## [Aim]
Search the material for the string "that", then return every line where it is found.

[Source code of charts]
******************************

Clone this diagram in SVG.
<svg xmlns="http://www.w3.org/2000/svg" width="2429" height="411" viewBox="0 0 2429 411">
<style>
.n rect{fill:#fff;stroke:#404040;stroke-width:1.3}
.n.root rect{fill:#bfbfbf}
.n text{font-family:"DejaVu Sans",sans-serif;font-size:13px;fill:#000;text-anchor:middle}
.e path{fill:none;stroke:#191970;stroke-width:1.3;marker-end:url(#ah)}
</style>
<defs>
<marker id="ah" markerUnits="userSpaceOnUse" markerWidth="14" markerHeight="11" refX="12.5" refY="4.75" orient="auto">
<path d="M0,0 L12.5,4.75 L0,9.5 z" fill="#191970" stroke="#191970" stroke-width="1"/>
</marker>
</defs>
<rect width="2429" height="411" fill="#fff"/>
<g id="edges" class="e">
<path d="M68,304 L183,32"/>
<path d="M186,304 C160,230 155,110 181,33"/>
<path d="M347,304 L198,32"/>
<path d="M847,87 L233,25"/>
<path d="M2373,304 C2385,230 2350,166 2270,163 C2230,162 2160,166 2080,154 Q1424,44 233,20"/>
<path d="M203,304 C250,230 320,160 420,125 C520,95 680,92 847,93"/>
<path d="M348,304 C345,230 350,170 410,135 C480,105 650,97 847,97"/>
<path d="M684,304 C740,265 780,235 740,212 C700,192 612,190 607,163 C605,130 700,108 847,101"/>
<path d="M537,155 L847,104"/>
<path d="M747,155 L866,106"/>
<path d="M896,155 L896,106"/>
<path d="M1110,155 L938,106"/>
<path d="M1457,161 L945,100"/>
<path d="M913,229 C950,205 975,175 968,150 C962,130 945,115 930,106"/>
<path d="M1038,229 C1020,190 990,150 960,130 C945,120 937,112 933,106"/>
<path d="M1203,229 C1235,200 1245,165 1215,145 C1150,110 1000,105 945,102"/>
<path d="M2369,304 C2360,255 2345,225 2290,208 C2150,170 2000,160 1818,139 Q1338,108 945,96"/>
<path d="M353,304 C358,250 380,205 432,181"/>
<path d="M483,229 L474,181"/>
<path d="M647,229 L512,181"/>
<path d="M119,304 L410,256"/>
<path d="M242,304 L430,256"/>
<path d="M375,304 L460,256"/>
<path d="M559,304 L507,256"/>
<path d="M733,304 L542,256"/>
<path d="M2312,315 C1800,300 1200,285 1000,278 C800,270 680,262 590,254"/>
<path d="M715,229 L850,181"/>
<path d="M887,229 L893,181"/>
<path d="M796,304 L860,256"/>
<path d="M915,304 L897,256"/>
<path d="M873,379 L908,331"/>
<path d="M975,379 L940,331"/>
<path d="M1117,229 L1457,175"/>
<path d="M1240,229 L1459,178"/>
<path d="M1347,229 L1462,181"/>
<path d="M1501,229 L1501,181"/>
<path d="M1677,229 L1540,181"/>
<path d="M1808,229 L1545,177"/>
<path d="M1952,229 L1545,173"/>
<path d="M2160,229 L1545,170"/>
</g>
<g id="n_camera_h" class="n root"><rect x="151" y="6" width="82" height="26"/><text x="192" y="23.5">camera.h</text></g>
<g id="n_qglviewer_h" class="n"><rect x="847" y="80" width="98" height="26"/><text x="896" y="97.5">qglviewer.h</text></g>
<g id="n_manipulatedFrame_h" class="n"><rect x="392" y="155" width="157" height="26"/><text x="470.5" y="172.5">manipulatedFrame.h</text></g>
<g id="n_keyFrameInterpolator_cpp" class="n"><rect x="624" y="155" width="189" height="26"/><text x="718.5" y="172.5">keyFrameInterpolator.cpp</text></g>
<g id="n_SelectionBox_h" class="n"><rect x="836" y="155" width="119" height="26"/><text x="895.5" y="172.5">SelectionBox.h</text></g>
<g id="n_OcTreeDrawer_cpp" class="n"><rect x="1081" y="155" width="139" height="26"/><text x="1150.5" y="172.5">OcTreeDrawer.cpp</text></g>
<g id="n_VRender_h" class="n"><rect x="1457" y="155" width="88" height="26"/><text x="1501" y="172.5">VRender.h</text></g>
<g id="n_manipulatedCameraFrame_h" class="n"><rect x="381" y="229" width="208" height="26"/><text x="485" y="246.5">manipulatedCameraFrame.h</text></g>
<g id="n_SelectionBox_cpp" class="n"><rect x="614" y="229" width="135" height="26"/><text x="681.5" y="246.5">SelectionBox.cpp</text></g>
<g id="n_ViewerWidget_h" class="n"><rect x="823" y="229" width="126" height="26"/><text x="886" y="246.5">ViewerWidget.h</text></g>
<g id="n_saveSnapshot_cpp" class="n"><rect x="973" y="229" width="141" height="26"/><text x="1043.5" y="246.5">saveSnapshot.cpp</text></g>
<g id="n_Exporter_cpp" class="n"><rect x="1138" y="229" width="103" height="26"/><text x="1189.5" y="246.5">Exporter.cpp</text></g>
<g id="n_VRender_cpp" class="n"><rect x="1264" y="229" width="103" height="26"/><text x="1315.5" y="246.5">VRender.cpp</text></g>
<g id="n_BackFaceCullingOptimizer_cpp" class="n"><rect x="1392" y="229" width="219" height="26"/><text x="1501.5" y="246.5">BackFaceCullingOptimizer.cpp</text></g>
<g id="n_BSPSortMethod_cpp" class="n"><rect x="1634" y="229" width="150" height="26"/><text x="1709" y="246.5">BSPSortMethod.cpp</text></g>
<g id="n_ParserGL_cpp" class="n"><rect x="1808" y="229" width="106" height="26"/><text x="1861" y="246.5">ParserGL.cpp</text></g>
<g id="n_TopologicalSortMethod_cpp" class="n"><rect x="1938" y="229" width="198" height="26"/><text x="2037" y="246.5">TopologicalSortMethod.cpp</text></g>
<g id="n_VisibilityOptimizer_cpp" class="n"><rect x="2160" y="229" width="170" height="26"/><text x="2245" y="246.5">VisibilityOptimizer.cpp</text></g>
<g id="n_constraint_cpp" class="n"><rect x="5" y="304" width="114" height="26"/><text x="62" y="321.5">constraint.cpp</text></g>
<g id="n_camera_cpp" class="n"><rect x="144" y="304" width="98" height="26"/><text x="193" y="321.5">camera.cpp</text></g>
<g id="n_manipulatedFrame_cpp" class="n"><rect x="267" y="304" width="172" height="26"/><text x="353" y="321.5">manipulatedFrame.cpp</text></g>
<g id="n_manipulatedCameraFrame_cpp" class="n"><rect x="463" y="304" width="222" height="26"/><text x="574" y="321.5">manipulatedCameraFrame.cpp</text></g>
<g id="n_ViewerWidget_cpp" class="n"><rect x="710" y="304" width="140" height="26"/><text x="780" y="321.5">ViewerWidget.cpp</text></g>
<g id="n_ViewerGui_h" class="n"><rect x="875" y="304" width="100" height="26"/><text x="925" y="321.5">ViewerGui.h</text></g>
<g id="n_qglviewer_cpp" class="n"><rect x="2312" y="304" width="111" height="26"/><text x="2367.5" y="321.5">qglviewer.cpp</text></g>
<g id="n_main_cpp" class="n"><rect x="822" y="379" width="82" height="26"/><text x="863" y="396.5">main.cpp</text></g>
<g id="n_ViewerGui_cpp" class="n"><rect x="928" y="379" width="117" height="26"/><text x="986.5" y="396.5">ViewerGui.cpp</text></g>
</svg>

******************************

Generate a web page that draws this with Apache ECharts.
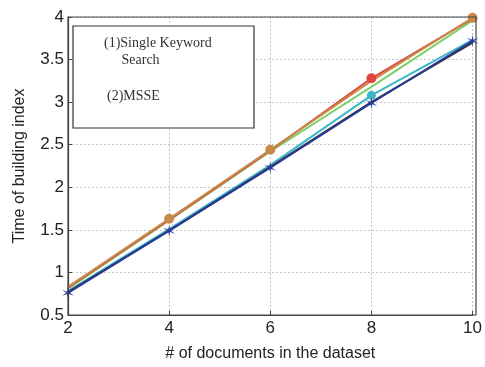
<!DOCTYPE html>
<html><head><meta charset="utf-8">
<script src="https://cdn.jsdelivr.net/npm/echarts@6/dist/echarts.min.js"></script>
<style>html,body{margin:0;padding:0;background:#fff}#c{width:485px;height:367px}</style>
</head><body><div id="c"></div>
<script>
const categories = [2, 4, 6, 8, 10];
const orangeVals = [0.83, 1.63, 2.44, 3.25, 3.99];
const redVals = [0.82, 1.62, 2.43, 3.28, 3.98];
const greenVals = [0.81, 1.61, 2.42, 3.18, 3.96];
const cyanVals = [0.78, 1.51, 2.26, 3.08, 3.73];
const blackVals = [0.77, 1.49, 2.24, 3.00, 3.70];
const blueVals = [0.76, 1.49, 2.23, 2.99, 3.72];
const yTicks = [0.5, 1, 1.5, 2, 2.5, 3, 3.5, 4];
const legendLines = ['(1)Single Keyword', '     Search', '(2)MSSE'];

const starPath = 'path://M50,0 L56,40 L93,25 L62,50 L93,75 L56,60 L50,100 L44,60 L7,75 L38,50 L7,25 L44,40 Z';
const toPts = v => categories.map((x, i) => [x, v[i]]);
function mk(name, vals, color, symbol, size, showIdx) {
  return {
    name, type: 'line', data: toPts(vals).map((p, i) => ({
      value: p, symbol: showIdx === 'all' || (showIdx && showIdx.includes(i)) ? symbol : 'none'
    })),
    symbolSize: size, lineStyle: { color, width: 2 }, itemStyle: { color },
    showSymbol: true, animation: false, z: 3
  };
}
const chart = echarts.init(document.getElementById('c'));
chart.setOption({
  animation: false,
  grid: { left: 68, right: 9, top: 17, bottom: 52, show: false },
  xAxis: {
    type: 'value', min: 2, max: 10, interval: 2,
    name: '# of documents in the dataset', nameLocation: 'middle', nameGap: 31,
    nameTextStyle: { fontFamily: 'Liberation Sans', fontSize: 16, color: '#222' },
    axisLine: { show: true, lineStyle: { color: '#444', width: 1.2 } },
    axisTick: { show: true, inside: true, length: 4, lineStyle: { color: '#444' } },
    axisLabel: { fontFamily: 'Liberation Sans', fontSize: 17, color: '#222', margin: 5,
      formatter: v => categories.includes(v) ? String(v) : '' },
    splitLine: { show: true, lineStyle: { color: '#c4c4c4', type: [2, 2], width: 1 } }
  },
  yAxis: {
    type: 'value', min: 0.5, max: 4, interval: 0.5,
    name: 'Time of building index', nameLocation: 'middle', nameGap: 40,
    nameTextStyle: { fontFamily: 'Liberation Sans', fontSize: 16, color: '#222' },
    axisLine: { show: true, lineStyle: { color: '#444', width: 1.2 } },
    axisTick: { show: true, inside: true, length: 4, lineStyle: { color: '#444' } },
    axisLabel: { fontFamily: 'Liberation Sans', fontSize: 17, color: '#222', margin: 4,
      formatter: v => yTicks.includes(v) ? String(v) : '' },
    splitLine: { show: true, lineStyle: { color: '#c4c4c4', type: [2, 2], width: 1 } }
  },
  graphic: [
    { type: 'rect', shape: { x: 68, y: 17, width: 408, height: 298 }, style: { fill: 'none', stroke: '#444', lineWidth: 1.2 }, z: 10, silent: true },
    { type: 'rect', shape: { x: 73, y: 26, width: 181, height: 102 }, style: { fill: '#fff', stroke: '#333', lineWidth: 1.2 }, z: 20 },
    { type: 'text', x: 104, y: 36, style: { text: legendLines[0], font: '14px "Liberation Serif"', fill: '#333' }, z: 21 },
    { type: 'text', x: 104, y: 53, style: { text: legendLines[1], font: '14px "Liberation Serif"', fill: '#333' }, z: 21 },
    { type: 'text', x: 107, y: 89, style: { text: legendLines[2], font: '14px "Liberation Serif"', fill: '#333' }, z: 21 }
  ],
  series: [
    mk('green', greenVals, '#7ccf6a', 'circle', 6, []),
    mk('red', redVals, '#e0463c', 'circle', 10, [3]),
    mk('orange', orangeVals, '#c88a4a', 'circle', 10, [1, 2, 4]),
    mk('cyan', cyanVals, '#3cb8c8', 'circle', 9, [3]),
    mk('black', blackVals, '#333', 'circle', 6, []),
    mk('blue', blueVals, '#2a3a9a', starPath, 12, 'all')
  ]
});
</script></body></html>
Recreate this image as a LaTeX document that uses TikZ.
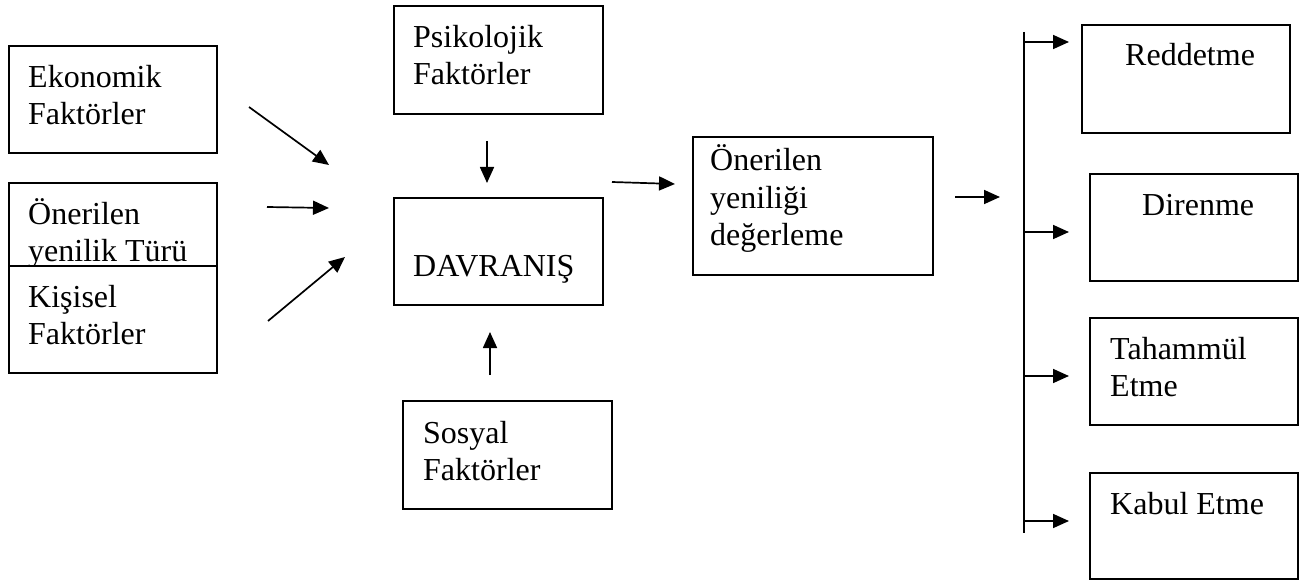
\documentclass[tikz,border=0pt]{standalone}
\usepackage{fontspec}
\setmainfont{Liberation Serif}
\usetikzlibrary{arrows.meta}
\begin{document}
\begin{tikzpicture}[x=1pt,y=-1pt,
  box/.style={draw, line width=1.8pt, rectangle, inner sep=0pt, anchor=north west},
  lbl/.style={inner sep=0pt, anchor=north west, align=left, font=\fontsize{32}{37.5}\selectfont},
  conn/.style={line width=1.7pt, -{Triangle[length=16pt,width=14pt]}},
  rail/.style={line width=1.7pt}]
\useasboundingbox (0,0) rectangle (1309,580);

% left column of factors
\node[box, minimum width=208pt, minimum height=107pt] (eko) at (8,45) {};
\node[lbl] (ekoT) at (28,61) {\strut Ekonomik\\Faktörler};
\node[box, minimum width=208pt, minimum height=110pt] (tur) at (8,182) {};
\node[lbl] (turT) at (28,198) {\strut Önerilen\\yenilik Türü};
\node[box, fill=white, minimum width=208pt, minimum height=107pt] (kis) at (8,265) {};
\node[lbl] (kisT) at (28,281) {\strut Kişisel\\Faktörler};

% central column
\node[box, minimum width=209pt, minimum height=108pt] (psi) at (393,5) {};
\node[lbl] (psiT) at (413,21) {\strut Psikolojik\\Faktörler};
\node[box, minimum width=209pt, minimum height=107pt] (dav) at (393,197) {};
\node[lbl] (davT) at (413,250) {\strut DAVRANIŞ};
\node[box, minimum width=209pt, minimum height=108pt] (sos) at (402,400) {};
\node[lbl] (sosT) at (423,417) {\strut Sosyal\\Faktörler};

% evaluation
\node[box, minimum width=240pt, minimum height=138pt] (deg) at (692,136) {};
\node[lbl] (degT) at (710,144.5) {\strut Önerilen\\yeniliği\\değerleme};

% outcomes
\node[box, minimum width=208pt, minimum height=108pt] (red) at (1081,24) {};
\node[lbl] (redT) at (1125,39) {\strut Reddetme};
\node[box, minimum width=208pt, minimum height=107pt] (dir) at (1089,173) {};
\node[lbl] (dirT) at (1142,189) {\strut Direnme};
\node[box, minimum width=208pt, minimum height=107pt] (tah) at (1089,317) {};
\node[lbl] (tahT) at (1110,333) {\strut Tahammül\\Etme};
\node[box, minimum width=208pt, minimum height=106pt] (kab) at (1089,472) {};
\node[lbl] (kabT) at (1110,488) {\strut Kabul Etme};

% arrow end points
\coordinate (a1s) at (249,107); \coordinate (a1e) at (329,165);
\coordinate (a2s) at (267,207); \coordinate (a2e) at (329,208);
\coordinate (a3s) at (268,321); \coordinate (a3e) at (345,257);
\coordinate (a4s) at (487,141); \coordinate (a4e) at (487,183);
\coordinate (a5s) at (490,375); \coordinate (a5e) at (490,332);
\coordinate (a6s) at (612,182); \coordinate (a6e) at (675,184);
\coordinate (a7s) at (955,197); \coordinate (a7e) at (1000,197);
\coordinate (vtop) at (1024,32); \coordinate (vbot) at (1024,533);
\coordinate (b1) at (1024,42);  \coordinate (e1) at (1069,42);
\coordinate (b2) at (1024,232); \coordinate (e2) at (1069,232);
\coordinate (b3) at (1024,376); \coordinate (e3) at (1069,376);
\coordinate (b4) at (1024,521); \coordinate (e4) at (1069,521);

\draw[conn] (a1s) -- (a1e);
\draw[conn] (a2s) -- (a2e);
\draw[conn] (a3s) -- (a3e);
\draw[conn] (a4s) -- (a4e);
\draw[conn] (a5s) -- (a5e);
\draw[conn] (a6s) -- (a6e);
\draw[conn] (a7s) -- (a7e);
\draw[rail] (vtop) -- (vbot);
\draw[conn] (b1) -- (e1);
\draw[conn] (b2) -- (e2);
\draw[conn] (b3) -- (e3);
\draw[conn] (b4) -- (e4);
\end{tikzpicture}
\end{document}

******************************

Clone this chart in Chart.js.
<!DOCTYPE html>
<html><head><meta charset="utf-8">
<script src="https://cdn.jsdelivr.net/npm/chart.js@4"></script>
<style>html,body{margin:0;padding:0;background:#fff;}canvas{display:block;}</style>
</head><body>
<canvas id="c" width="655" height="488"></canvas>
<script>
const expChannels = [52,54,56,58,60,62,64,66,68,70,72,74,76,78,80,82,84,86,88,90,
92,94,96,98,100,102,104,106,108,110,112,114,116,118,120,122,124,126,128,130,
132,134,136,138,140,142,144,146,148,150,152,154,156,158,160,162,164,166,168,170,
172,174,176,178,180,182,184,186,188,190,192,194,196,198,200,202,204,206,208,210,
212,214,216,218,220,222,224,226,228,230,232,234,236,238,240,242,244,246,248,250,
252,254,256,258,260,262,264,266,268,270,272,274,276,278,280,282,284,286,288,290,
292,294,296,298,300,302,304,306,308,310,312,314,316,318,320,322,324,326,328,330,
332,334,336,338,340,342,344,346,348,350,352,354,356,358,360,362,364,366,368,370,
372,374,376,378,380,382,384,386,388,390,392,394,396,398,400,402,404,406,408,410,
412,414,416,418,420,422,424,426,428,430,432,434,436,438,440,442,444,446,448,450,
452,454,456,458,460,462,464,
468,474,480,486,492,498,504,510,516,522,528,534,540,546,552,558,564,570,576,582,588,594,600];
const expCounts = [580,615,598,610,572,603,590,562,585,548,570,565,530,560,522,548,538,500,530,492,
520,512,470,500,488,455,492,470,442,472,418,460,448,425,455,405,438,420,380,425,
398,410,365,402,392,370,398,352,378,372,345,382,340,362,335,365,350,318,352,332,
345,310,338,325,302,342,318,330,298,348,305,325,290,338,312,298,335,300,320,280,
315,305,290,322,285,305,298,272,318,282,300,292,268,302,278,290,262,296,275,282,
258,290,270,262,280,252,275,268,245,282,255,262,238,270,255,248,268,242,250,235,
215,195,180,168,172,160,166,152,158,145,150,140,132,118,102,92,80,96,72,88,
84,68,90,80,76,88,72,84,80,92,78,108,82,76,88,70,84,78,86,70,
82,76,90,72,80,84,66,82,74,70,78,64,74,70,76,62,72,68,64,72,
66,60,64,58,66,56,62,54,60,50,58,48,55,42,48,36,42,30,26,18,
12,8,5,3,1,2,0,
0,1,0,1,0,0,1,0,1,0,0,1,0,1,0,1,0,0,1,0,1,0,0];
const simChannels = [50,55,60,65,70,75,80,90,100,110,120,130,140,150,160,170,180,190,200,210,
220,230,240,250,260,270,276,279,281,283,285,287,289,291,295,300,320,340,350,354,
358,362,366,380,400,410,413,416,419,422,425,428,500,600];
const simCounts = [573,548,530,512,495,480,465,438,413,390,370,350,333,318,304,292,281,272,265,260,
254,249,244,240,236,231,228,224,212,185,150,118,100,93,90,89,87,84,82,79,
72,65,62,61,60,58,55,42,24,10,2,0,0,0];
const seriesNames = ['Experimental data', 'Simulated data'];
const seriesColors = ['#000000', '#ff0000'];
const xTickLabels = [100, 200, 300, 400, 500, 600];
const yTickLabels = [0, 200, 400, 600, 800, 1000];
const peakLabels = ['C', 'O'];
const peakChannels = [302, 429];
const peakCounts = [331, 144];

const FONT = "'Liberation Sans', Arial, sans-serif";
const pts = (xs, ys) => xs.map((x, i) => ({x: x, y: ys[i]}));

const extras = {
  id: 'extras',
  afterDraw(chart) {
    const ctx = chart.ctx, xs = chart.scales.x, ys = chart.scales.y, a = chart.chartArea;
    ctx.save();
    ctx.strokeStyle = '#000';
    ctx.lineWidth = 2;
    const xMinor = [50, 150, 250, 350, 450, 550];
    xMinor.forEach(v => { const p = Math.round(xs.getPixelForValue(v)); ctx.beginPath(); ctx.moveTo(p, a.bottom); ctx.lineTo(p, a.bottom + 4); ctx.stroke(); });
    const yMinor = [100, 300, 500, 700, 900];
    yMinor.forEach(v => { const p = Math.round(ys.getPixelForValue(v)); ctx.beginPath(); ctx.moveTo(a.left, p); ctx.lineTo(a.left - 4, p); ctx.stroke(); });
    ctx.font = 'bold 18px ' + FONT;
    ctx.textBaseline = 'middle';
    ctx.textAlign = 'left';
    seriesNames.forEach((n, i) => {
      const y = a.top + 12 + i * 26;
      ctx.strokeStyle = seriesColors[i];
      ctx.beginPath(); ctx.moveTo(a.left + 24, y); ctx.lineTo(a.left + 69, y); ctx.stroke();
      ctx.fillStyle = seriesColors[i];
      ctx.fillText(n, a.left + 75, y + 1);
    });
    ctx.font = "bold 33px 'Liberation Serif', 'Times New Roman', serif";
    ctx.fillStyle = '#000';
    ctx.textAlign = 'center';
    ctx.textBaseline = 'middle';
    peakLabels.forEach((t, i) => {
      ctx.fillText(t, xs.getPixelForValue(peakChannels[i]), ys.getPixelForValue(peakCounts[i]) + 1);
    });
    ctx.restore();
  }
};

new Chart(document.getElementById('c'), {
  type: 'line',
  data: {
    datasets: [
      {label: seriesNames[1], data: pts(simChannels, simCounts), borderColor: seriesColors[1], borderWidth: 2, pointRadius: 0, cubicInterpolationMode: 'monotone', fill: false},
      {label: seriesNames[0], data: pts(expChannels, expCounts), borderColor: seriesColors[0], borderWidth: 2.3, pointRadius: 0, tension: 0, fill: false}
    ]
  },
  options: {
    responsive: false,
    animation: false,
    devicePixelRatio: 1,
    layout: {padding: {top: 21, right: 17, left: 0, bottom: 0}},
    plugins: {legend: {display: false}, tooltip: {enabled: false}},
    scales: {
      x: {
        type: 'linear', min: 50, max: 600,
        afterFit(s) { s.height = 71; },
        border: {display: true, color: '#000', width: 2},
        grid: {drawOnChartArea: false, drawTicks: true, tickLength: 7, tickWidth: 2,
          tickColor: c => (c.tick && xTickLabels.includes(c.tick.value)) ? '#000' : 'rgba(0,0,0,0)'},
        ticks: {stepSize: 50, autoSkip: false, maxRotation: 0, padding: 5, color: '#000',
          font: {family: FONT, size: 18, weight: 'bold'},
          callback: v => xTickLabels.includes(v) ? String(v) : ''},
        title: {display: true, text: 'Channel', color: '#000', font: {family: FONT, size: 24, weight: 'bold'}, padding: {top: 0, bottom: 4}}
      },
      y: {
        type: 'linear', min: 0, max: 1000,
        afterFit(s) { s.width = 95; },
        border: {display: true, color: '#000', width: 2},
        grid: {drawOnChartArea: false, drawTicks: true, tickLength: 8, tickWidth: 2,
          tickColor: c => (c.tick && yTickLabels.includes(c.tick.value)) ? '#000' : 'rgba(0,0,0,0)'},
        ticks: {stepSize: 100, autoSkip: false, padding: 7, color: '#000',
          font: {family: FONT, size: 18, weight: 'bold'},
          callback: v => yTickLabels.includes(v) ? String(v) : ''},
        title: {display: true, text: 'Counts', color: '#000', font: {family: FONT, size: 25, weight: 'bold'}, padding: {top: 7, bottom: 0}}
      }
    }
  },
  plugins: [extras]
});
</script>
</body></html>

******************************

## [Task result]
Generate a web page that draws this with Apache ECharts.
Recreate this image as a LaTeX document that uses TikZ.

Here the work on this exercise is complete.